Nick Hurd, the former Minister for Civil Society, has urged the Prime Minister to do more to enable charities and social enterprises to win public service delivery contracts.
Hurd resigned from his post on Monday evening after more than four years in the role.
In his resignation letter to David Cameron, Hurd said he was grateful to have been able to spend four years managing a brief he cared passionately about.
"It has been a privilege to work with our extraordinary voluntary sector through a very challenging time," wrote Hurd. "They really do represent the best of British values."
But Hurd also urged Cameron to do more in some areas, including public service delivery by voluntary sector organisations.
"There is of course much more that can be done to make it easier for social entrepreneurs and socially responsible businesses to create social value," said Hurd.
"The social value act was a useful start but cannot be the end of our efforts to encourage intelligent commissioning from a diverse market of suppliers, including charities, public sector mutuals and social enterprises.
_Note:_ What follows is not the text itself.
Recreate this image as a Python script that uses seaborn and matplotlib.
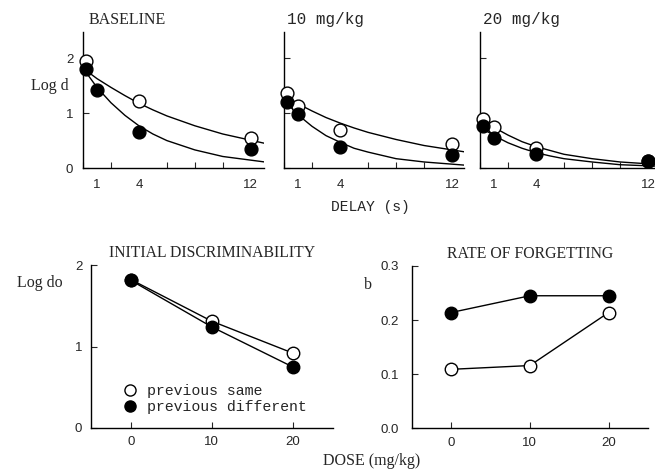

"We have yet to unlock the full value that they can add in helping us tackle some of the most stubborn social challenges that undermine the country. It is hard to see us meeting the challenge of delivering ‘better with less’ without our social economy fully engaged."
He also urged Cameron to push for a total of one million graduates from the National Citizen Service by the end of 2020 – a project Hurd described as "the most inspiring work I have ever done".
Hurd paid tribute to Francis Maude, the Cabinet Office minister, whom he said had been a "superb boss".
"It has been a great privilege to support Francis Maude in his relentless drive to make government more efficient," said Hurd. "Significant savings have been made, but I leave knowing that much radical reform is still needed and needs to be supported."
Hurd said he was looking forward to having time for other priorities, including the arrival of a new baby in the autumn and the opportunity to have greater freedom to lobby for more protection for his residents from the proposals for the high-speed rail link HS2, which will pass through his Ruislip, Northwood and Pinner constituency.